EXERCISE GOAL. Retype the run of lines that opens with the line containing "Recreate this image" and closes with the line containing "const acPhWithoutAl = [4.33, 5.20, 5.12, 4.53, 4.89, 4.93];", exactly and inclusively, but skip the pictures.

# start of GIVEN DATA

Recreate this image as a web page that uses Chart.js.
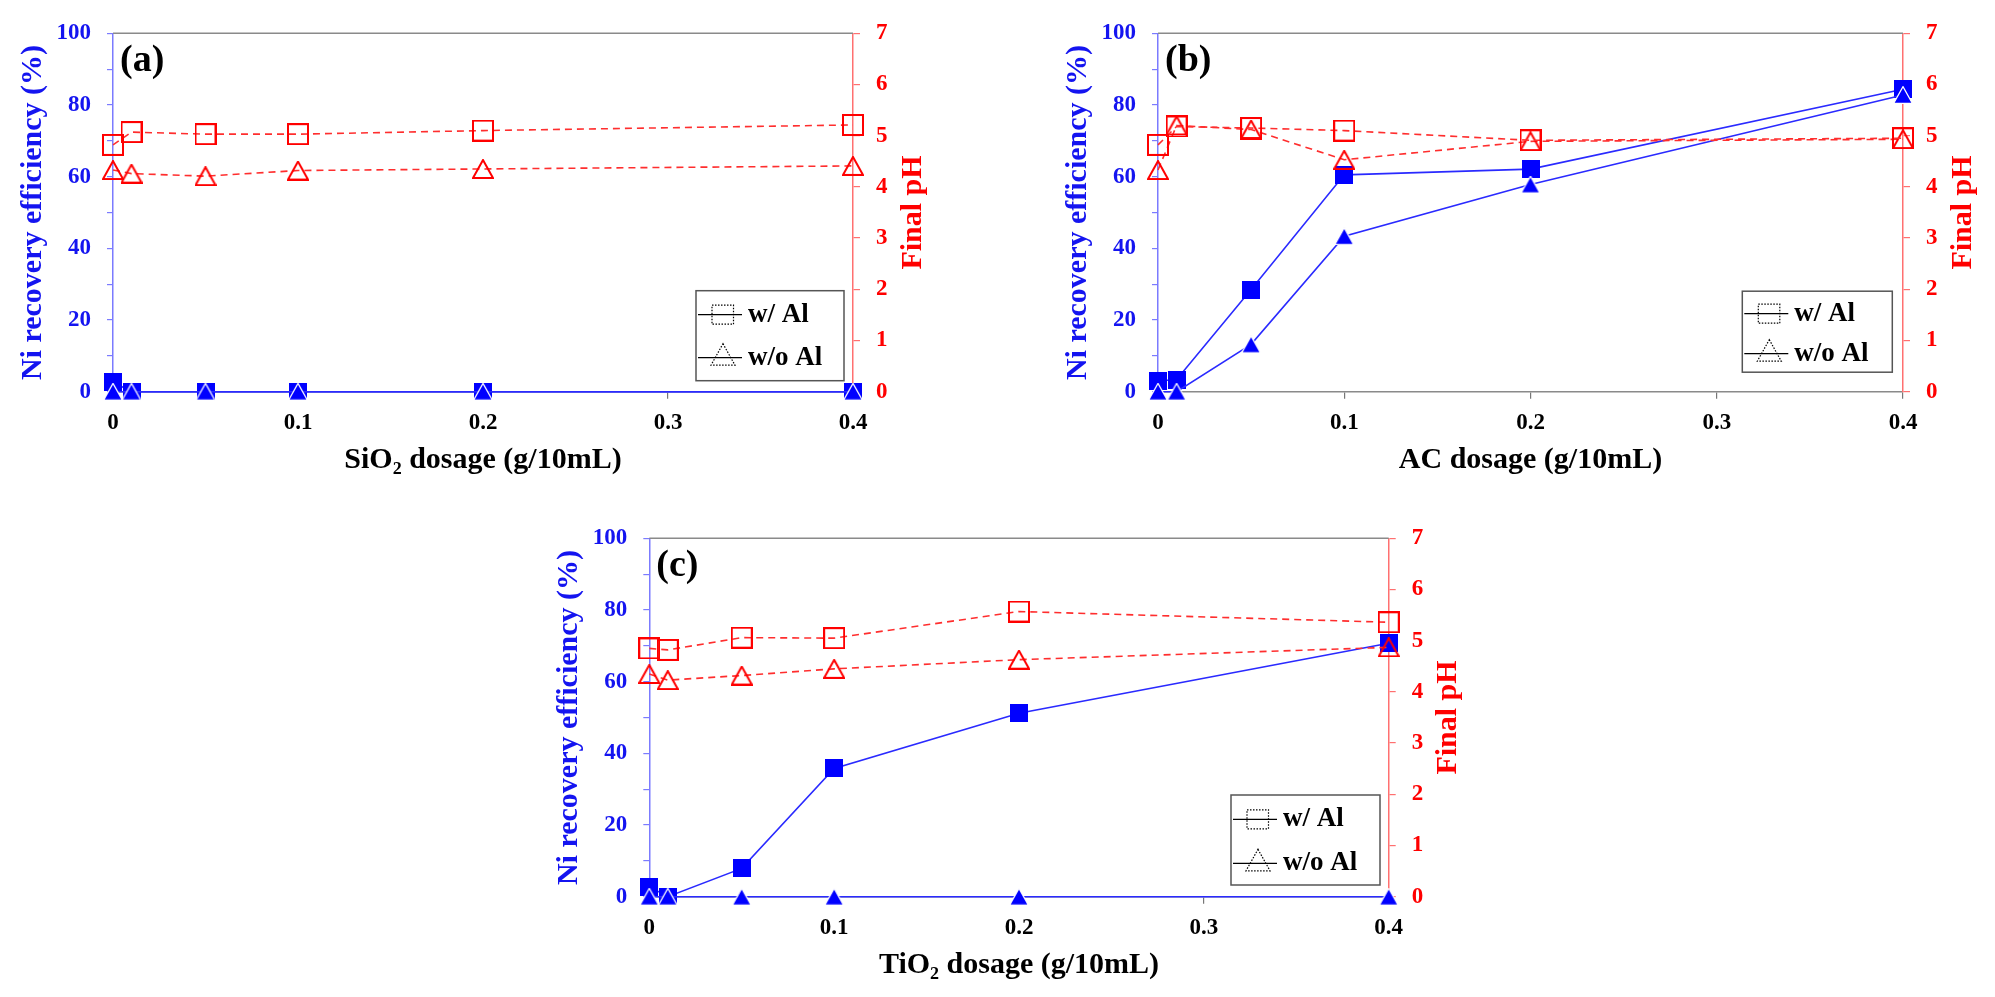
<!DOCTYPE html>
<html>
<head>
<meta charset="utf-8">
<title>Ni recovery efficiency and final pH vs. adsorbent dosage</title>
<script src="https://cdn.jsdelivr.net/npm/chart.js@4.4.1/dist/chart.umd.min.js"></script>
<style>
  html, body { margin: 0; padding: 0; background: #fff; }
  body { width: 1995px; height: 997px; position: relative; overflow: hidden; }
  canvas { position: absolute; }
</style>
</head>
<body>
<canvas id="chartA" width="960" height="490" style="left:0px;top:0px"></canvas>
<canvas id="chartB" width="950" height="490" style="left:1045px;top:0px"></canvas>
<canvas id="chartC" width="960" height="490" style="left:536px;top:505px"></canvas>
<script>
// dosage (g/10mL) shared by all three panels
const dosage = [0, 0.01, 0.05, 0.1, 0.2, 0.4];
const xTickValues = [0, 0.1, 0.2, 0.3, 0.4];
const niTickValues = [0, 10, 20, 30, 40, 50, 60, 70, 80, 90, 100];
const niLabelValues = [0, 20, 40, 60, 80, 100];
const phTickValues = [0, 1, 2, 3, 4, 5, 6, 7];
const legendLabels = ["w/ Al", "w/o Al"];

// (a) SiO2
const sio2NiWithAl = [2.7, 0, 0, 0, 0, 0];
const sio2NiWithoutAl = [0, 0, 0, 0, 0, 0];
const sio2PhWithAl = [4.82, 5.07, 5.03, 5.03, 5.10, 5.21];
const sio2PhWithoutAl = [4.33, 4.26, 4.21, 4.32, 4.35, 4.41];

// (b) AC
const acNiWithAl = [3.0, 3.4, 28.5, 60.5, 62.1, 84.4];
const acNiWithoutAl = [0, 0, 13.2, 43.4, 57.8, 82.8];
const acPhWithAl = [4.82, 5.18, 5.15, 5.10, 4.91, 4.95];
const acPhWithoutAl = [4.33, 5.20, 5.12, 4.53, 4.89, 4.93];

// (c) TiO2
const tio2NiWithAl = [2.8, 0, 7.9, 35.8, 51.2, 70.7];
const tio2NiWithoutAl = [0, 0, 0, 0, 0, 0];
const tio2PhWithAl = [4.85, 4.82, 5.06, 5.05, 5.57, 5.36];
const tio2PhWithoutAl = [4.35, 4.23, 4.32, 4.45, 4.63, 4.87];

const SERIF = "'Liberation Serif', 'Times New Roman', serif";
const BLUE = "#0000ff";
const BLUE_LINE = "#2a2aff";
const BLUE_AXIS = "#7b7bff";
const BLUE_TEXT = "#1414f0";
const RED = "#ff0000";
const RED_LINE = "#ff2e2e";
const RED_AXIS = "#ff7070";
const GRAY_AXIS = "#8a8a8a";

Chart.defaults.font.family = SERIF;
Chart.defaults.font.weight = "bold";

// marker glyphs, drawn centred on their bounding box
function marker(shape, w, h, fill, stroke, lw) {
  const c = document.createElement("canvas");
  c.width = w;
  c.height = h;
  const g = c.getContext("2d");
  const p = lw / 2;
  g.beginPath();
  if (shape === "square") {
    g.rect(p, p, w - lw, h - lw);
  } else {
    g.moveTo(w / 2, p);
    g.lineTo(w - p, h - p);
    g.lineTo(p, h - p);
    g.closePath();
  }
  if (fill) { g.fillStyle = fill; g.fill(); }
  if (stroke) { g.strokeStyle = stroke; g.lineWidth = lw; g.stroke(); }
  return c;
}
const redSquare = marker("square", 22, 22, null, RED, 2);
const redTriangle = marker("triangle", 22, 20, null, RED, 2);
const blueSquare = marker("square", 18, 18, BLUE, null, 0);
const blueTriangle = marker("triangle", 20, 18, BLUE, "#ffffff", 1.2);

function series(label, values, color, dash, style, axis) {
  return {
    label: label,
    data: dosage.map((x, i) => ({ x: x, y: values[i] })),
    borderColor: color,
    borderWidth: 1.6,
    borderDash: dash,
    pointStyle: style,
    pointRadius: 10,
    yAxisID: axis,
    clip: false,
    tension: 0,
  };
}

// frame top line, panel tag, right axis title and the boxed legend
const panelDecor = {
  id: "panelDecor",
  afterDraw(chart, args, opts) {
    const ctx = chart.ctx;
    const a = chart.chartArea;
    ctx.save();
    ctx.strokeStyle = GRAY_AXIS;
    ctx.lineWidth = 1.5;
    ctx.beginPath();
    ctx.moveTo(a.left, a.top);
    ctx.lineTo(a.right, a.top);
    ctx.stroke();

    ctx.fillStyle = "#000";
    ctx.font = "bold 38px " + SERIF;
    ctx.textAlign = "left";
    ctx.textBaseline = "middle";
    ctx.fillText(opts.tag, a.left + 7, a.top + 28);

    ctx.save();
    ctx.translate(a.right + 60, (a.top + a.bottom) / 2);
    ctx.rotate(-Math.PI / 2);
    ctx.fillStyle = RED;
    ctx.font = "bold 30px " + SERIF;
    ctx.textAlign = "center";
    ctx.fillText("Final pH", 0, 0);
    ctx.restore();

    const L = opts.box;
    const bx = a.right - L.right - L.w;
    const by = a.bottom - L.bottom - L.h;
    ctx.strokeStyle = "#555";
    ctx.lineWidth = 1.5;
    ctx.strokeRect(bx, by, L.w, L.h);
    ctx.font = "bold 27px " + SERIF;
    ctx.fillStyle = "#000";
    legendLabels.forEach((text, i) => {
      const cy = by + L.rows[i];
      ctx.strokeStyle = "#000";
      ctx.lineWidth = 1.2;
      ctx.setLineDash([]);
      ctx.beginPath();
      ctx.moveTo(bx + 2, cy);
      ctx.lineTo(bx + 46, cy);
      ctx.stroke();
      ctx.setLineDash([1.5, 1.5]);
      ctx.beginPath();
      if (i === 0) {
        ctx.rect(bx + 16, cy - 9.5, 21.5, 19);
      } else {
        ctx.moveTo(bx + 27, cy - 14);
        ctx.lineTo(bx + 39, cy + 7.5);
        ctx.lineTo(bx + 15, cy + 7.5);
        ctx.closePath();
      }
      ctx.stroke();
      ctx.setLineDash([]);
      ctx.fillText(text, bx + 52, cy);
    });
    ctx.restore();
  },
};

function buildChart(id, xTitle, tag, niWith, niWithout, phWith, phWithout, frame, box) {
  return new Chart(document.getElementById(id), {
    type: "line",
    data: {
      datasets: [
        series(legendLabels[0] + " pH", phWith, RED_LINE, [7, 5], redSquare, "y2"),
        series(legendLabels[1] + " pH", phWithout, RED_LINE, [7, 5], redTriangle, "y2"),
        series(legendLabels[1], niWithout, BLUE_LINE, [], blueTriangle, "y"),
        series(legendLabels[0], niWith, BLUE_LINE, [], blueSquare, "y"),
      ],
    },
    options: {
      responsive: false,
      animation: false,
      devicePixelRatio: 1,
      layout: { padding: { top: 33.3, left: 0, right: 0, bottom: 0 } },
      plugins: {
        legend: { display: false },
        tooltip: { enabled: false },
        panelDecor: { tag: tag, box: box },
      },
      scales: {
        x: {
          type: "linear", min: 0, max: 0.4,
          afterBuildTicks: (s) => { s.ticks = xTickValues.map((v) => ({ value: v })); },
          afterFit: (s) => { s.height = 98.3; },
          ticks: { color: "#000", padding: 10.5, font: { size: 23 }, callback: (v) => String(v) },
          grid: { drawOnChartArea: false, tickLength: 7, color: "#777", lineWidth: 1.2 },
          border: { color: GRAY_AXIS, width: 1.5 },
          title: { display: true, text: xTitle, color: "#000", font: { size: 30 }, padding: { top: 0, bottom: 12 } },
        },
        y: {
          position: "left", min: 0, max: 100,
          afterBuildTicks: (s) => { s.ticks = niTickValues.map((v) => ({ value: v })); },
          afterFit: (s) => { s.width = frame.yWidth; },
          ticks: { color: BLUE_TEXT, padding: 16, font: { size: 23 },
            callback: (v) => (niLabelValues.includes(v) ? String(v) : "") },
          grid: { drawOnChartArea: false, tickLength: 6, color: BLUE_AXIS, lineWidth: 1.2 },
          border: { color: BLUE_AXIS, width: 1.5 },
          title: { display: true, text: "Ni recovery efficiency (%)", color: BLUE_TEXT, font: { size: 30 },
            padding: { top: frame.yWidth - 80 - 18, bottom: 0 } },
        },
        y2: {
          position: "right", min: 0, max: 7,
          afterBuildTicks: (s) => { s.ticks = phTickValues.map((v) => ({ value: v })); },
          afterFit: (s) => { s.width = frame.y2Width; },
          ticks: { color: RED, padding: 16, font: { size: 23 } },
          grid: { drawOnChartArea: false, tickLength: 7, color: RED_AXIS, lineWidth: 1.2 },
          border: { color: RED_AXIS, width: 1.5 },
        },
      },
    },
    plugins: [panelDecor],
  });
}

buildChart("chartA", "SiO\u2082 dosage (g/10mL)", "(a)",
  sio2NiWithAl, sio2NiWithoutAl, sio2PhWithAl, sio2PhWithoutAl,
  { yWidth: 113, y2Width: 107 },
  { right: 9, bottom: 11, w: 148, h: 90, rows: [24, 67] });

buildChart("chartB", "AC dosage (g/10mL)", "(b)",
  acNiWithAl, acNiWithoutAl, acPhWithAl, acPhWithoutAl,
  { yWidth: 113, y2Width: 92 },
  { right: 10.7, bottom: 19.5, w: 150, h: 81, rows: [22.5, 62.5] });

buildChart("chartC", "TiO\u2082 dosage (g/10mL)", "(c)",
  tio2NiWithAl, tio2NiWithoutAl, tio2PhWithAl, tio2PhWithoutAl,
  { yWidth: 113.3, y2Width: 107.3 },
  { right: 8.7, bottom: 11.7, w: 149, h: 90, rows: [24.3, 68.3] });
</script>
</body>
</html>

# end of GIVEN DATA
# start of GIVEN DATA

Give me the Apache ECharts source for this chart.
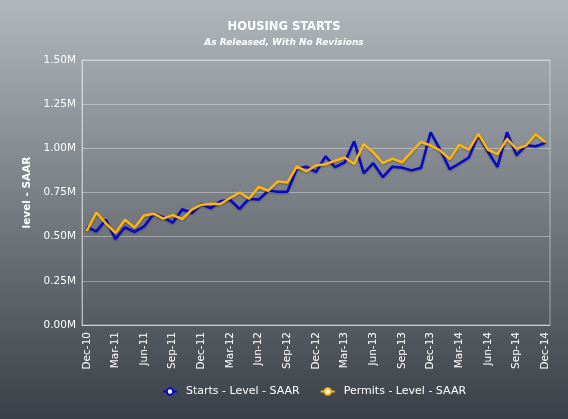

# end of GIVEN DATA

OUTPUT BELOW.
Recreate this image as a web page that uses Chart.js.
<!DOCTYPE html>
<html>
<head>
<meta charset="utf-8">
<title>Ni recovery efficiency and final pH vs. adsorbent dosage</title>
<script src="https://cdn.jsdelivr.net/npm/chart.js@4.4.1/dist/chart.umd.min.js"></script>
<style>
  html, body { margin: 0; padding: 0; background: #fff; }
  body { width: 1995px; height: 997px; position: relative; overflow: hidden; }
  canvas { position: absolute; }
</style>
</head>
<body>
<canvas id="chartA" width="960" height="490" style="left:0px;top:0px"></canvas>
<canvas id="chartB" width="950" height="490" style="left:1045px;top:0px"></canvas>
<canvas id="chartC" width="960" height="490" style="left:536px;top:505px"></canvas>
<script>
// dosage (g/10mL) shared by all three panels
const dosage = [0, 0.01, 0.05, 0.1, 0.2, 0.4];
const xTickValues = [0, 0.1, 0.2, 0.3, 0.4];
const niTickValues = [0, 10, 20, 30, 40, 50, 60, 70, 80, 90, 100];
const niLabelValues = [0, 20, 40, 60, 80, 100];
const phTickValues = [0, 1, 2, 3, 4, 5, 6, 7];
const legendLabels = ["w/ Al", "w/o Al"];

// (a) SiO2
const sio2NiWithAl = [2.7, 0, 0, 0, 0, 0];
const sio2NiWithoutAl = [0, 0, 0, 0, 0, 0];
const sio2PhWithAl = [4.82, 5.07, 5.03, 5.03, 5.10, 5.21];
const sio2PhWithoutAl = [4.33, 4.26, 4.21, 4.32, 4.35, 4.41];

// (b) AC
const acNiWithAl = [3.0, 3.4, 28.5, 60.5, 62.1, 84.4];
const acNiWithoutAl = [0, 0, 13.2, 43.4, 57.8, 82.8];
const acPhWithAl = [4.82, 5.18, 5.15, 5.10, 4.91, 4.95];
const acPhWithoutAl = [4.33, 5.20, 5.12, 4.53, 4.89, 4.93];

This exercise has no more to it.